At the heart of this transformation lies the Chief Minister's Climate Financing Vision, embedding sustainability into Punjab's development itself. For the first time in Pakistan's history, one percent of every project under the Punjab Annual Development Programme is reserved as a climate resilience cost at the approval stage.
For the year 2024-25, the total smog mitigation related ADP stands at Rs94.6 billion, and for 2025-26, Rs123 billion. The smog mitigation and AQI tagged budget in all previous years was zero. Climate adaptation is no longer an afterthought but a built-in principle.
Meanwhile, the Plant for Pakistan campaign continues to green Punjab, expanding urban forests, riverine belts and community plantations. Together, these natural systems form the province's lungs, sequester carbon and restore balance.

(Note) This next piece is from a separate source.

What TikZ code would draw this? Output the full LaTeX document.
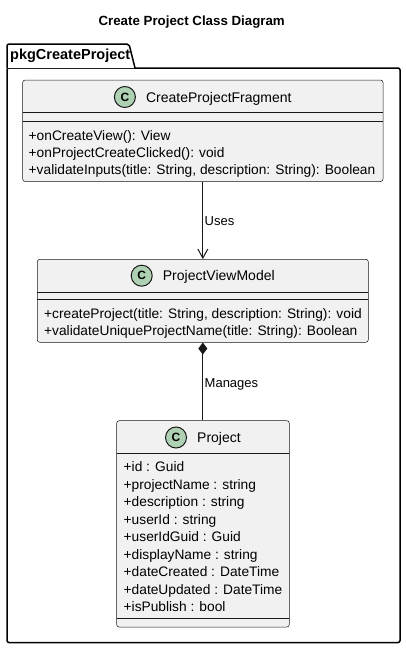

The data speaks. Lahore recorded 16 better air days this October compared to the same month last year. Last year, the AQI touched 2,000. Earlier in the month, special children's schools were closed and by mid-October, schools, colleges and outdoor activities were largely suspended. Alhamdulillah, the 16 better air days this October are a testament to coordinated enforcement, science-based interventions and the multi-sectoral approach. This is not coincidence; it is consequence.
Everyone wants clean air, fewer facts and more opinions. But without scientific reference and source apportionment data, that combination only thickens the smog.
We have just embarked on this journey. The purpose of this article is not to respond to criticism but to ensure that the criticism, at the very least, is informed. We must fight this as a nation. Join the effort.